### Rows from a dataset
---

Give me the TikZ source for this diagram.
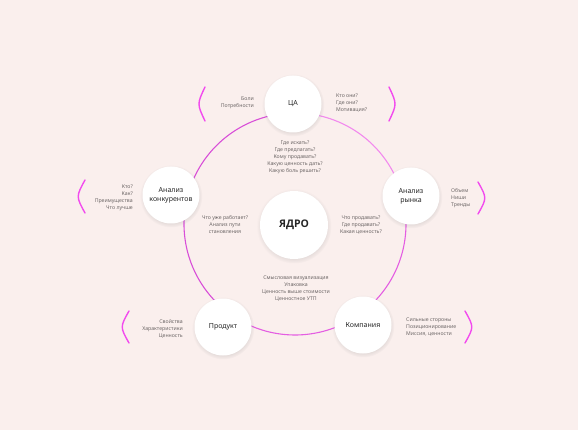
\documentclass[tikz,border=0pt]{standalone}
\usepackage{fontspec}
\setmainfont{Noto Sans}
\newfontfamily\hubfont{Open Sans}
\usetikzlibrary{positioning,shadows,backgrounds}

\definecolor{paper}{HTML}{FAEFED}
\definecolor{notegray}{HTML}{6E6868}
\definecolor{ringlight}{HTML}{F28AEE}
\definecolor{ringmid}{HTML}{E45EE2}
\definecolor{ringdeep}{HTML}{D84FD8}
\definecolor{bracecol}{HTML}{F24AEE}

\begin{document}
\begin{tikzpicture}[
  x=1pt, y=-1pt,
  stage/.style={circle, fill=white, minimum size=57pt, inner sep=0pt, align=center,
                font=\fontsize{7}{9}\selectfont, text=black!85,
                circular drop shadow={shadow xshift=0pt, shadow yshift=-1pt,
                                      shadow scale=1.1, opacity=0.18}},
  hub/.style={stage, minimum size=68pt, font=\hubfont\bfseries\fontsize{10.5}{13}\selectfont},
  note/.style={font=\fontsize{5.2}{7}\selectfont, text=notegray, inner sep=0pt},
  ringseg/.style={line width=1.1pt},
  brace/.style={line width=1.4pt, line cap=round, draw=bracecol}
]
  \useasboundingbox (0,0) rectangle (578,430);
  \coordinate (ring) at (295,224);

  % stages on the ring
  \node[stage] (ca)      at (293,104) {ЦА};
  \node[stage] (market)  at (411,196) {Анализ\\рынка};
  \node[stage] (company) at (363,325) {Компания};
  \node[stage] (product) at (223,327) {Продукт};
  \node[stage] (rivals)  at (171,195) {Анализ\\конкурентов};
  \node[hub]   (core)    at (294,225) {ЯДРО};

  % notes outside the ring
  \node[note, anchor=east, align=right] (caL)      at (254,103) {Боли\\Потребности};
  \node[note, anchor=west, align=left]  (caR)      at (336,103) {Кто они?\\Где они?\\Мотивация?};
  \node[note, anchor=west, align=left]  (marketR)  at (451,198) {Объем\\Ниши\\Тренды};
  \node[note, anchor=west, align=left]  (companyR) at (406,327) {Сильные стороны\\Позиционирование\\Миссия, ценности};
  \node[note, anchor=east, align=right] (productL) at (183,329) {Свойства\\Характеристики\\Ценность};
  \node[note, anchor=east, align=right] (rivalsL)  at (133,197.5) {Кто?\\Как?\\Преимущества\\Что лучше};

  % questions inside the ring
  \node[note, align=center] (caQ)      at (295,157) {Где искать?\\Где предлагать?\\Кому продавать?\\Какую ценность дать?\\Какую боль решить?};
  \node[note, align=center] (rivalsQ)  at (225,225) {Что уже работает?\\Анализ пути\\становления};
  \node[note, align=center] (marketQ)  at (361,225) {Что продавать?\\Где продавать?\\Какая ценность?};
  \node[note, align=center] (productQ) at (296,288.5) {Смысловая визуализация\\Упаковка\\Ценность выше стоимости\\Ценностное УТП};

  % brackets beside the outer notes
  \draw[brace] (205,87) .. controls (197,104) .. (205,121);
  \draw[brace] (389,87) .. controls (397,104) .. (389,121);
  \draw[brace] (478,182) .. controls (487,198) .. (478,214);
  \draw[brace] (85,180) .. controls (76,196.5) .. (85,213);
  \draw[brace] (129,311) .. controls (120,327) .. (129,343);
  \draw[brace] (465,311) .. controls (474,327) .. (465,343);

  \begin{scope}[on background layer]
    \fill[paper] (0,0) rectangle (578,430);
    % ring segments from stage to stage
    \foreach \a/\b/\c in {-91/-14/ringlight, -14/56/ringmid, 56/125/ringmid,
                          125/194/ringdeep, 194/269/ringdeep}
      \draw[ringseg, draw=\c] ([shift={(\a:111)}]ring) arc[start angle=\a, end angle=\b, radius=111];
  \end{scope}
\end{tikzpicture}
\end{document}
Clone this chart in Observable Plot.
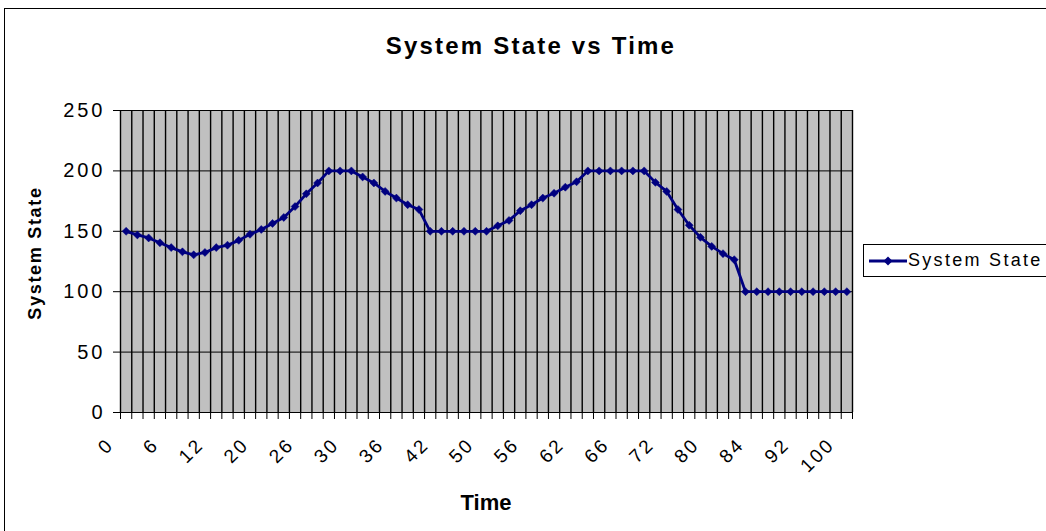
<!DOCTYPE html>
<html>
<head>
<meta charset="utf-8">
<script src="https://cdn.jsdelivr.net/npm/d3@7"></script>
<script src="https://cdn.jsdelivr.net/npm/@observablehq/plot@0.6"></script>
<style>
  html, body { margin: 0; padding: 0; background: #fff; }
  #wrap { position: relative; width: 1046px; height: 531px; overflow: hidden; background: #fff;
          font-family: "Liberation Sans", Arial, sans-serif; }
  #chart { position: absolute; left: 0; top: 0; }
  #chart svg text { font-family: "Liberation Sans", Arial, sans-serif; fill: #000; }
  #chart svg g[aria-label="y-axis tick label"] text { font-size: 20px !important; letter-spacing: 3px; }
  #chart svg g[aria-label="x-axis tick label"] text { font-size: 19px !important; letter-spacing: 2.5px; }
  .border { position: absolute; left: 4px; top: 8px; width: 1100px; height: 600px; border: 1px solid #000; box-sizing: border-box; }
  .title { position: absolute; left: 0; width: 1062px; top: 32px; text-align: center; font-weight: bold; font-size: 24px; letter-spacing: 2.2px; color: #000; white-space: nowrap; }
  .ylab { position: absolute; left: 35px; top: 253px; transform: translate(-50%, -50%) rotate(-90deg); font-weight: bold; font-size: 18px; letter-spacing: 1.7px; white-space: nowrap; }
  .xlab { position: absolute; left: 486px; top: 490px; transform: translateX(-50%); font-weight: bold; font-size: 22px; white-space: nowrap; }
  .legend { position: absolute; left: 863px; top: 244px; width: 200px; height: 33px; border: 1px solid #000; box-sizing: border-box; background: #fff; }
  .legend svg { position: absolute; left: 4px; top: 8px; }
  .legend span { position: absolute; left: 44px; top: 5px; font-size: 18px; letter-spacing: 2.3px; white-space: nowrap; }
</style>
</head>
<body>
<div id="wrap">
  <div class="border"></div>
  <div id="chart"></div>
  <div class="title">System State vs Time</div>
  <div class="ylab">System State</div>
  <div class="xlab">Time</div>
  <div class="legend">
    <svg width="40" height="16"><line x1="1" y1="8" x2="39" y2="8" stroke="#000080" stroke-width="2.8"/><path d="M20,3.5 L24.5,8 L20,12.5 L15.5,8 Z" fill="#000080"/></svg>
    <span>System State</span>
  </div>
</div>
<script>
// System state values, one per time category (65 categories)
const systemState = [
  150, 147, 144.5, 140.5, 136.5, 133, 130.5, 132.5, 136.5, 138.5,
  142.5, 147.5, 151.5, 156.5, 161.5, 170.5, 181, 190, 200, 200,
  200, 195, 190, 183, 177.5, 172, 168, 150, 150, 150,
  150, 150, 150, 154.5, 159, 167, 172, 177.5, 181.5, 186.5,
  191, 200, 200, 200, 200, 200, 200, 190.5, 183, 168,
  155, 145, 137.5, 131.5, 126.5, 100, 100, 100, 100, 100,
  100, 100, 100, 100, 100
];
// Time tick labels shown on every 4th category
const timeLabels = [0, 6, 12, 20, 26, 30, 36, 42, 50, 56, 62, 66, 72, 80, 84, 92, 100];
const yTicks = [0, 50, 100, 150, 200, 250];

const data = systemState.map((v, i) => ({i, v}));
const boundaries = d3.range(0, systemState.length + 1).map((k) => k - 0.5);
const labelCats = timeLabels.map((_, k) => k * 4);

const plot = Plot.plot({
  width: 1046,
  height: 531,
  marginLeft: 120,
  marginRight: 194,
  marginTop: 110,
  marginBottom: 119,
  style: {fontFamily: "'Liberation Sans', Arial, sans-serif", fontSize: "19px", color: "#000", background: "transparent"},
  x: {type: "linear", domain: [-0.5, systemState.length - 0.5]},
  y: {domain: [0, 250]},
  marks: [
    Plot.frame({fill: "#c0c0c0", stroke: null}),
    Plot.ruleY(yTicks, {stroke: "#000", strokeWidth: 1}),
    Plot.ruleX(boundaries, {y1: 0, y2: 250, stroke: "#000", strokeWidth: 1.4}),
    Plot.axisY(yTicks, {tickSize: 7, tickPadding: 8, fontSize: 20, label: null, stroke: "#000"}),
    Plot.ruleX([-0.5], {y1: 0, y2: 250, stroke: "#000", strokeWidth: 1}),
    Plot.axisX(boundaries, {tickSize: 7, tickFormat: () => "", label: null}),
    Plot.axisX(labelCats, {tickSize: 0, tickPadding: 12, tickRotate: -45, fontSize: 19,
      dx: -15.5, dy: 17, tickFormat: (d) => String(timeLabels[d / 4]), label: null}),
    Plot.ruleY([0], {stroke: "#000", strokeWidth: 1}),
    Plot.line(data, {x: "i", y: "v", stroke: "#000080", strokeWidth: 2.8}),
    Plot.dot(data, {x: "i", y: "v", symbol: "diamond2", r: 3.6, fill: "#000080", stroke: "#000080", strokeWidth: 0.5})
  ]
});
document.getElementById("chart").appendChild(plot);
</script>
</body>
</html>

---

### EXERCISE AIM
Across the entries, how many lines hold the word "this"? Say only the number.

### THE ANSWER
2